'Osama's man' sent back to UK jail

AFP
March 10, 2013 08:40 MYT
Jordanian terror suspect Abu Qatada was on Saturday sent back to prison by a British judge, just two days before the government was due to make a fresh bid to deport him.
The radical cleric, who has been dubbed Osama bin Laden's right-hand man in Europe, was found to have breached the conditions of his bail granted last November.
"The appellant's bail is revoked forthwith, and he is ordered to be detained," judge Stephen Irwin said in an order, adding that Abu Qatada would be detained at the high-security Belmarsh prison in southeast London.
Abu Qatada, 52, had been rearrested at his home in north London by officials from the UK Border Agency on Friday.
His case was then assessed in an urgent telephone hearing on Saturday before a judge of the Special Immigration Appeals Commission (SIAC).
The judge said there was "strong prima facie evidence" that Abu Qatada had breached a bail condition that banned him from having mobile phones switched on in his house while he was there.
It also bans digital media devices, re-writable CDs or pen drives from being brought into his house.
Another bail hearing will be held on March 21, the judge said.
A spokesman for Britain's Judicial Office said that the hearing would give "both sides the opportunity to submit more evidence in the matter."
The Home Office, or interior ministry, said it was "pleased" about the decision to revoke Abu Qatada's bail for "serious" breaches of his bail conditions.
"We will vigorously argue our case at the next hearing on March 21," the Home Office spokesman said.
Successive British governments have been trying for a decade to deport Abu Qatada, whose real name is Omar Mohammed Othman, to Jordan.
Abu Qatada was convicted in absentia in Jordan of involvement in terror attacks in 1998.
Lawyers for Home Secretary Theresa May will on Monday challenge a ruling by the SIAC that Abu Qatada cannot be deported over fears that evidence obtained through torture could be used against him in any retrial.
The cleric was released on bail following November's ruling, causing huge frustration in London.
Under the terms of his release last year, Abu Qatada was placed under a curfew and only
allowed to leave his home between 8:00am and 4:00pm.
He also had to wear an electronic tag, and restrictions were placed on who he could meet.
The Sun newspaper published photographs of Abu Qatada being led away by officials on Friday,
under the headline "Nabu". He was wearing black clothes and a white prayer cap with a jacket covering his hands.
It also reported that his London home had been raided by police on Thursday.
Scotland Yard confirmed that counterterrorism officers had on Saturday completed searches at four addresses in the British capital but found no hazardous materials.

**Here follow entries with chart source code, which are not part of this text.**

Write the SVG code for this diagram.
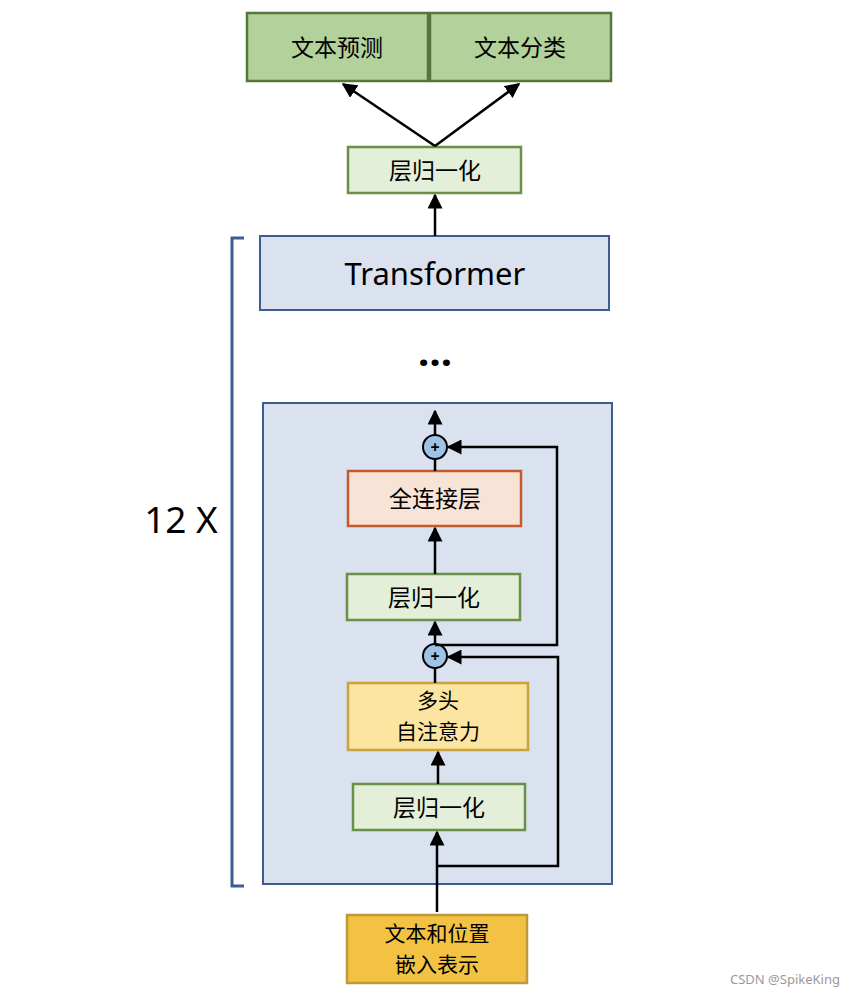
<svg xmlns="http://www.w3.org/2000/svg" width="860" height="996" viewBox="0 0 860 996">
<style>
text{font-family:"Noto Sans CJK SC","Noto Sans",sans-serif;fill:#000;text-anchor:middle}
.cn{font-size:23px}
.cn2{font-size:21px}
.out{fill:#b3d19a;stroke:#56763b;stroke-width:2.5}
.ln{fill:#e3efd9;stroke:#6a8f46;stroke-width:2.5}
.blue{fill:#dae2f0;stroke:#3f5b93;stroke-width:2}
.ffn{fill:#f8e4d7;stroke:#c55a28;stroke-width:2.5}
.att{fill:#fbe5a0;stroke:#c9a33c;stroke-width:2.5}
.emb{fill:#f4c242;stroke:#c09a3a;stroke-width:2.5}
.plus{fill:#9dc3e6;stroke:#000;stroke-width:2}
.c{fill:none;stroke:#000;stroke-width:2.5}
</style>
<defs>
<marker id="ah" viewBox="0 0 10 10" refX="9" refY="5" markerWidth="6" markerHeight="6" orient="auto" markerUnits="strokeWidth">
<path d="M0,0 L10,5 L0,10 z" fill="#000"/>
</marker>
</defs>
<rect width="860" height="996" fill="#fff"/>

<g id="bracket">
<path d="M244,238 H232 V886 H244" fill="none" stroke="#3f5b93" stroke-width="3"/>
<text x="181" y="533" style="font-family:'Noto Sans','Open Sans',sans-serif;font-size:37px">12 X</text>
</g>

<g id="block">
<rect class="blue" x="263" y="403" width="349" height="481"/>
</g>

<g id="pred"><rect class="out" x="247" y="13" width="181" height="68"/><text class="cn" x="337" y="56">文本预测</text></g>
<g id="cls"><rect class="out" x="430" y="13" width="181" height="68"/><text class="cn" x="520" y="56">文本分类</text></g>
<g id="ln-top"><rect class="ln" x="348" y="147" width="173" height="46"/><text class="cn" x="435" y="179">层归一化</text></g>
<g id="transformer"><rect class="blue" x="260" y="236" width="349" height="74"/><text x="435" y="285" style="font-family:'Noto Sans','Open Sans',sans-serif;font-size:31px">Transformer</text></g>
<g id="dots"><text x="435" y="366" style="font-family:'Noto Sans',sans-serif;font-size:40px;font-weight:bold">…</text></g>

<g id="add2"><circle class="plus" cx="435" cy="447" r="12"/><text x="435" y="453" style="font-family:'Noto Sans',sans-serif;font-size:16px;font-weight:bold">+</text></g>
<g id="ffn"><rect class="ffn" x="348" y="471" width="173" height="55"/><text class="cn" x="435" y="507">全连接层</text></g>
<g id="ln2"><rect class="ln" x="347" y="574" width="173" height="46"/><text class="cn" x="434" y="606">层归一化</text></g>
<g id="add1"><circle class="plus" cx="435" cy="656" r="12"/><text x="435" y="662" style="font-family:'Noto Sans',sans-serif;font-size:16px;font-weight:bold">+</text></g>
<g id="attn"><rect class="att" x="348" y="683" width="180" height="67"/><text class="cn2" x="438" y="708">多头<tspan x="438" dy="31">自注意力</tspan></text></g>
<g id="ln1"><rect class="ln" x="353" y="784" width="172" height="46"/><text class="cn" x="439" y="816">层归一化</text></g>
<g id="emb"><rect class="emb" x="347" y="915" width="180" height="68"/><text class="cn2" x="437" y="941">文本和位置<tspan x="437" dy="31">嵌入表示</tspan></text></g>

<g id="connectors">
<path class="c" d="M435,146 L343,84" marker-end="url(#ah)"/>
<path class="c" d="M435,146 L519,84" marker-end="url(#ah)"/>
<path class="c" d="M435,236 V195" marker-end="url(#ah)"/>
<path class="c" d="M435,435 V411" marker-end="url(#ah)"/>
<path class="c" d="M435,471 V459"/>
<path class="c" d="M435,574 V528" marker-end="url(#ah)"/>
<path class="c" d="M435,644 V622" marker-end="url(#ah)"/>
<path class="c" d="M435,683 V668"/>
<path class="c" d="M438,784 V752" marker-end="url(#ah)"/>
<path class="c" d="M437,912 V832" marker-end="url(#ah)"/>
<path class="c" d="M437,866 H558 V657 H448" marker-end="url(#ah)"/>
<path class="c" d="M435,645 H557 V447 H448" marker-end="url(#ah)"/>
</g>

<text x="785" y="984" style="font-family:'Noto Sans',sans-serif;font-size:13px;fill:#999">CSDN @SpikeKing</text>
</svg>
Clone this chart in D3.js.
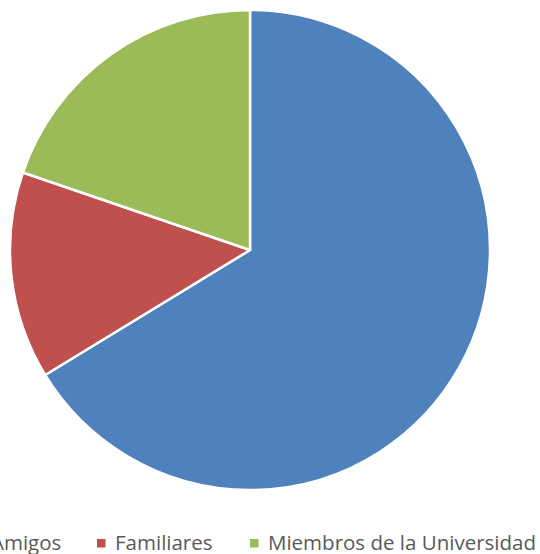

There had been no further arrests in connection with the searches, police said.
Abu Qatada arrived in Britain in 1993 claiming asylum and has been a thorn in the side of
successive British governments.
A Spanish judge once branded him the right-hand man in Europe of bin Laden, although Abu Qatada denies ever having met the late Al-Qaeda leader.
Prime Minister David Cameron voiced his frustration after the cleric's release in November, saying he was "completely fed up with the fact that this man is still at large in our country".
Britain initially detained Abu Qatada in 2002 under anti-terror laws imposed in the wake of 9/11 but he was released under house arrest.
A decade of court battles followed to first keep him behind bars and then remove him from Britain.
The European Court of Human Rights ruled last year that he could not be deported while there was a "real risk that evidence obtained by torture will be used against him" in any retrial.
The home secretary ordered his extradition anyway after Jordan gave assurances that he would be treated fairly.
But SIAC, a semi-secret panel of British judges that deals with national security matters, blocked the move and he was freed on bail.
May will contest this ruling on Monday at the Court of Appeal.